What Happened to Daisy?

Eighteen days ago, I got a rescue dog. I’d wanted to get another dog ever since I gave away Pepper’s buddy last summer to make room for my sister. No, the dog I gave away did not go to the pound. He is sixteen, incontinent, and blind. I gave him to my ex, where he will live out the rest of his days.
Pepper needed a buddy, so for Christmas I got her Daisy, a three year old Jack Russell terrier. Daisy was shy, nervous, and defensive. Pepper weighs three times as much. But Daisy is a Jack Russell terrier, so she fought for alpha dog and lost. There was blood. It was over a ball. Daisy now knows her place.
The first night I locked Daisy in a dog crate. That little Houdini got out of the crate and slept curled up in the corner of my bedroom. Yes, I heard all the commotion, and the next day I wondered how she got out of the still-locked crate.
The first car ride she cried the whole way to the vet. I had to tie her leash to the head rest so she wouldn’t jump on my lap. The first time we went to Monterey, she stood on her hind legs and cried the whole way. On the way back she cried the first half and then settled down.
Daisy is a lap dog. When Pepper came over to us, Daisy used to growl. Now she jumps off the chair. The vet said a beta dog would get off my lap. I am relieved that they have worked it out.
Last night, when I got home from my night out, the home health care worker told me how upset Daisy had become when Mila used the broomstick to help my sister exercise her shoulders. When Mila picked up the broomstick handle, Daisy ran out the doggie door. She wouldn’t come back inside until the broomstick handle was put away. It’s January and cold out there.
What has happened to Daisy in the past? Someone surrendered her, but why? There were notes that she attacked an older dog. Did someone beat her? Can I rehabilitate her? Will she ever trust me? Anybody?
I think I can. I have taught her to sit. So far, I’ve had no luck with getting her to lie down on the floor. Her butt stays up in the air every time. I am teaching her to come to me, with treats. Twice she has bolted out of an open door or gate. Both times I got her back with food, but I had to throw it to her and get her to come closer and closer until I could reach her harness.
Daisy’s harness never comes off. She is so quick that if she got out again, I’d never be able to grab her without it. I hope someday she will stop bolting. I make the dogs wait at the open door before we go for walks.

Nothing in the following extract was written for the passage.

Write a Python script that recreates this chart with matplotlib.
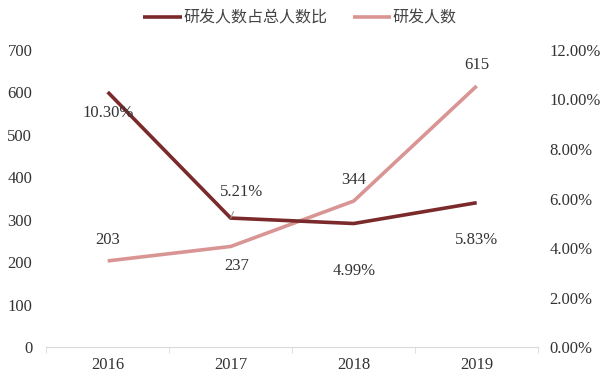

She pulls against me while I hold her leash back, but she is slowly getting it. Yesterday she even sat down for a second.
Pepper gets treats right along with Daisy for good behavior. Pepper is starting to realize that this little dog isn’t so bad.
But no more balls. Pepper will never share them.
I have to stand between the two dogs while they eat, and I pick up the food dishes immediately. I let Pepper run up to my chair so that Daisy will jump down. I bought another large bed so they both have one in the kitchen. The little bed is in my bedroom, and Daisy sleeps there through the night. It’s her choice to come down there and not sleep next to Pepper in the kitchen.
Daisy is housebroken, except for once on my sister’s bed. Now all bedroom doors are shut. What was she trying to tell me that day?
With a rescue dog, you never know for sure.